(DATA FOR PROCESSING)
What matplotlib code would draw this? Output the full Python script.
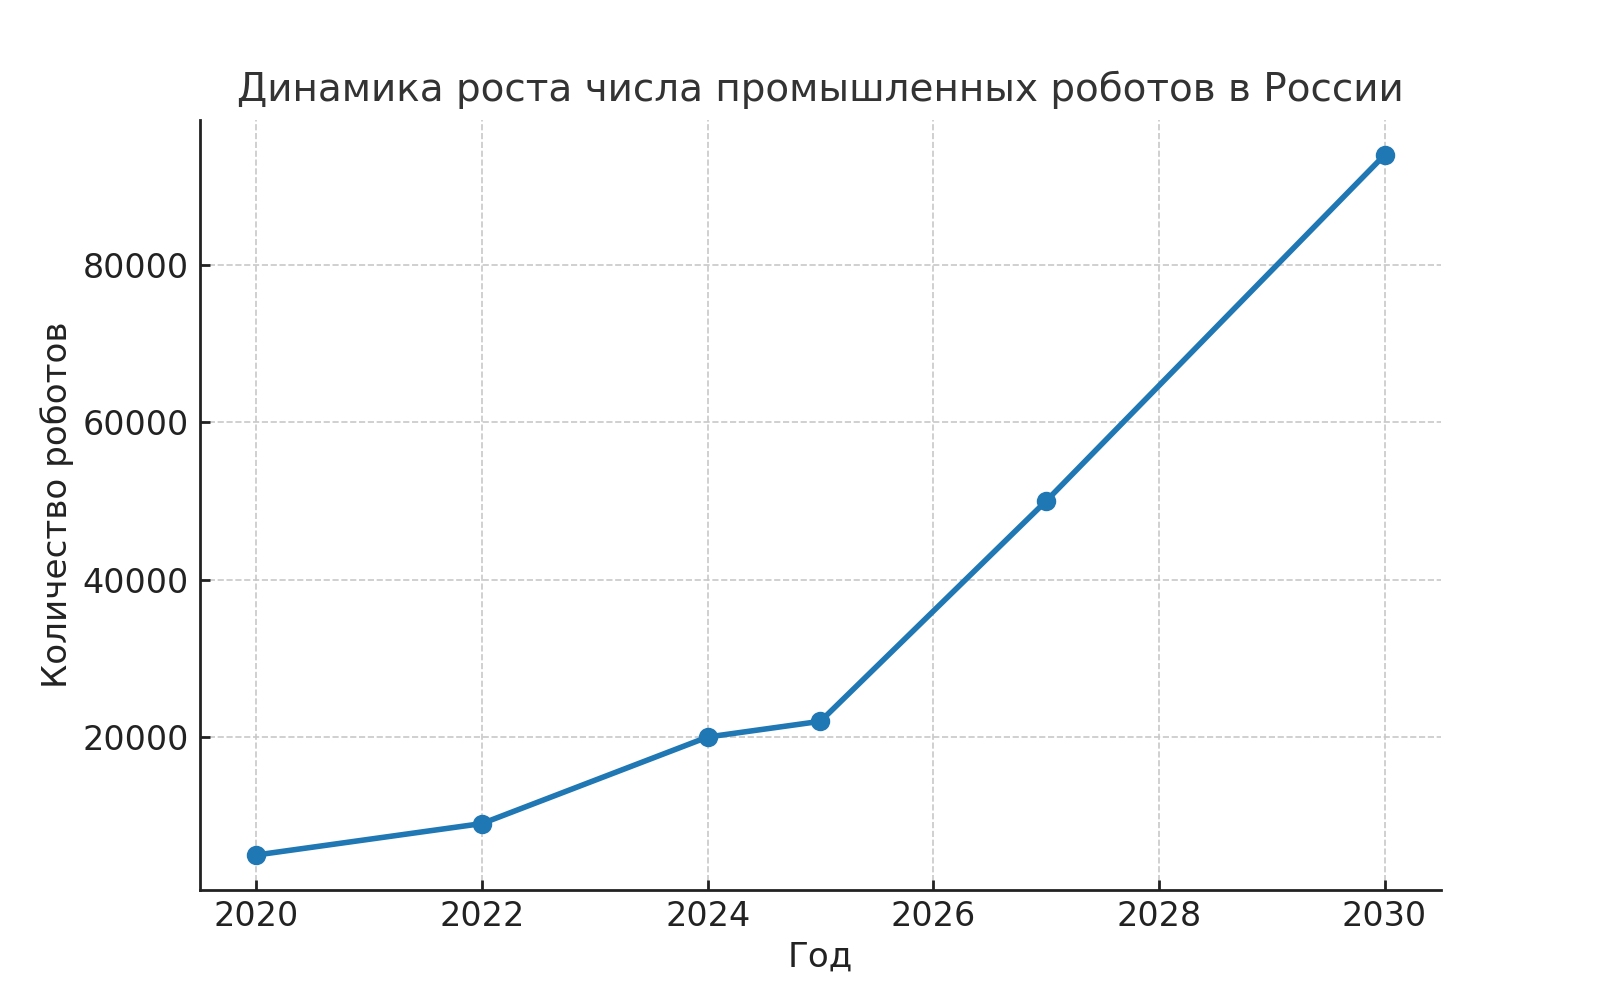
import matplotlib
matplotlib.use("Agg")
import matplotlib.pyplot as plt

years = [2020, 2022, 2024, 2025, 2027, 2030]
robots = [5000, 9000, 20000, 22000, 50000, 94000]
xticks = [2020, 2022, 2024, 2026, 2028, 2030]
yticks = [20000, 40000, 60000, 80000]

title = "Динамика роста числа промышленных роботов в России"
xlabel = "Год"
ylabel = "Количество роботов"

plt.rcParams['font.family'] = ['DejaVu Sans']
fig = plt.figure(figsize=(8, 5), dpi=200)
ax = fig.add_axes([0.125, 0.11, 0.7756, 0.77])

ax.plot(years, robots, color='#1f77b4', linewidth=2.0, marker='o', markersize=6, zorder=3)

ax.set_xticks(xticks)
ax.set_yticks(yticks)
ax.set_xticklabels([str(t) for t in xticks])
ax.set_yticklabels([str(t) for t in yticks])

ax.grid(True, linestyle='--', color='#c8c8c8', linewidth=0.6)
ax.set_axisbelow(True)
for s in ['top', 'right']:
    ax.spines[s].set_visible(False)
for s in ['left', 'bottom']:
    ax.spines[s].set_color('#222222')
    ax.spines[s].set_linewidth(1.0)

ax.tick_params(direction='in', length=3.5, width=1.0, colors='#222222', labelsize=12)
ax.tick_params(axis='x', pad=3.5)
ax.tick_params(axis='y', pad=4)
ax.set_title(title, fontsize=14, color='#333333', pad=7)
ax.set_xlabel(xlabel, fontsize=12.3, color='#222222', labelpad=3)
ax.set_ylabel(ylabel, fontsize=12.3, color='#222222', labelpad=3)

fig.savefig("out.png", dpi=200, facecolor='white')
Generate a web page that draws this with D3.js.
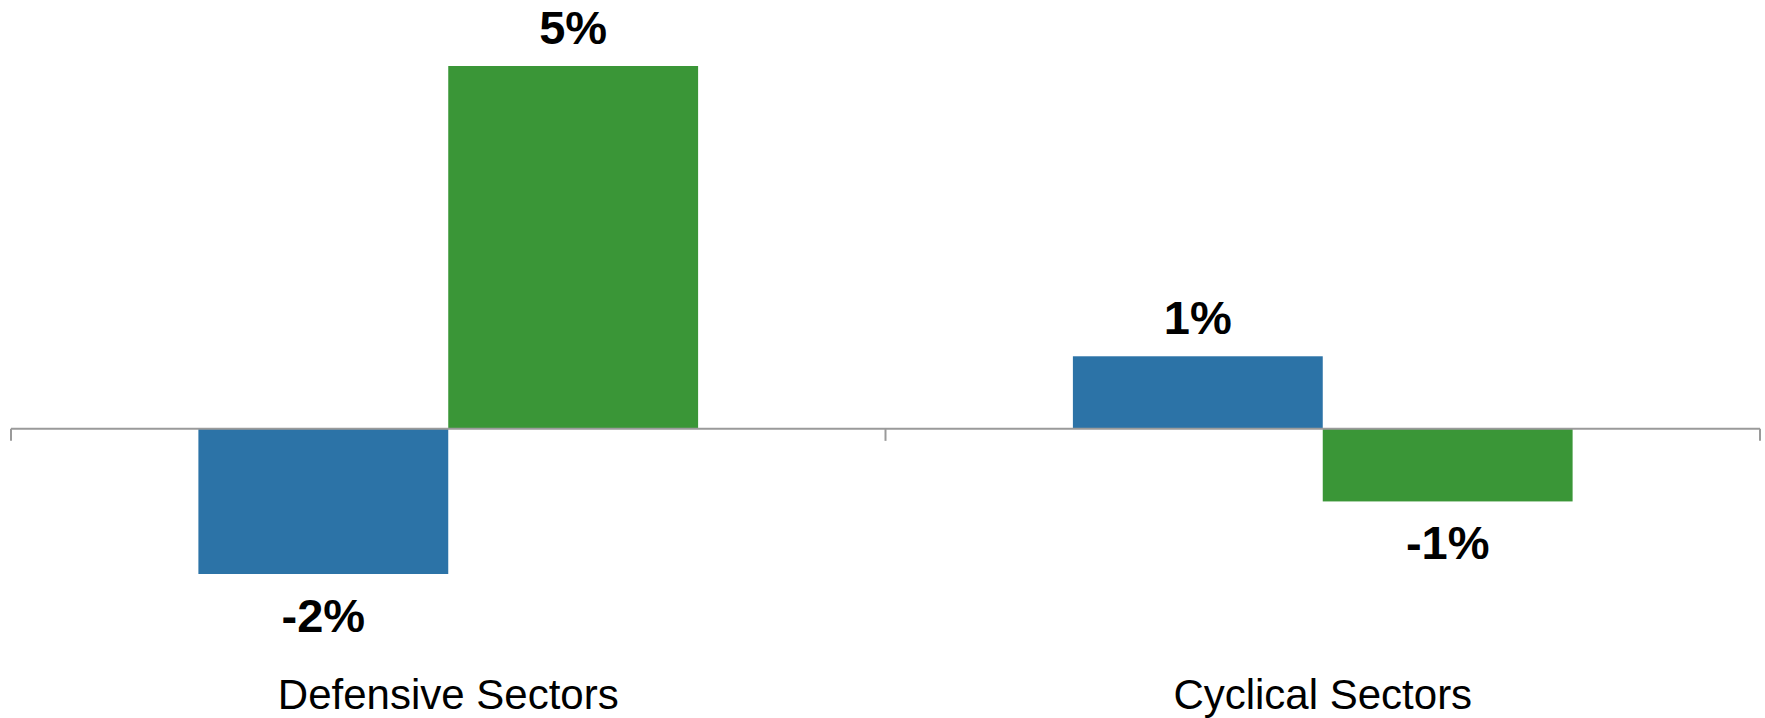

(OBJECTIVE) Transcribe all of the material exactly, leaving out whatever pictures it contains.

(EXERCISE OUTPUT)
What matplotlib code would draw this? Output the full Python script.
import matplotlib
matplotlib.use("Agg")
import matplotlib.pyplot as plt

years = [2020, 2022, 2024, 2025, 2027, 2030]
robots = [5000, 9000, 20000, 22000, 50000, 94000]
xticks = [2020, 2022, 2024, 2026, 2028, 2030]
yticks = [20000, 40000, 60000, 80000]

title = "Динамика роста числа промышленных роботов в России"
xlabel = "Год"
ylabel = "Количество роботов"

plt.rcParams['font.family'] = ['DejaVu Sans']
fig = plt.figure(figsize=(8, 5), dpi=200)
ax = fig.add_axes([0.125, 0.11, 0.7756, 0.77])

ax.plot(years, robots, color='#1f77b4', linewidth=2.0, marker='o', markersize=6, zorder=3)

ax.set_xticks(xticks)
ax.set_yticks(yticks)
ax.set_xticklabels([str(t) for t in xticks])
ax.set_yticklabels([str(t) for t in yticks])

ax.grid(True, linestyle='--', color='#c8c8c8', linewidth=0.6)
ax.set_axisbelow(True)
for s in ['top', 'right']:
    ax.spines[s].set_visible(False)
for s in ['left', 'bottom']:
    ax.spines[s].set_color('#222222')
    ax.spines[s].set_linewidth(1.0)

ax.tick_params(direction='in', length=3.5, width=1.0, colors='#222222', labelsize=12)
ax.tick_params(axis='x', pad=3.5)
ax.tick_params(axis='y', pad=4)
ax.set_title(title, fontsize=14, color='#333333', pad=7)
ax.set_xlabel(xlabel, fontsize=12.3, color='#222222', labelpad=3)
ax.set_ylabel(ylabel, fontsize=12.3, color='#222222', labelpad=3)

fig.savefig("out.png", dpi=200, facecolor='white')
Generate a web page that draws this with D3.js.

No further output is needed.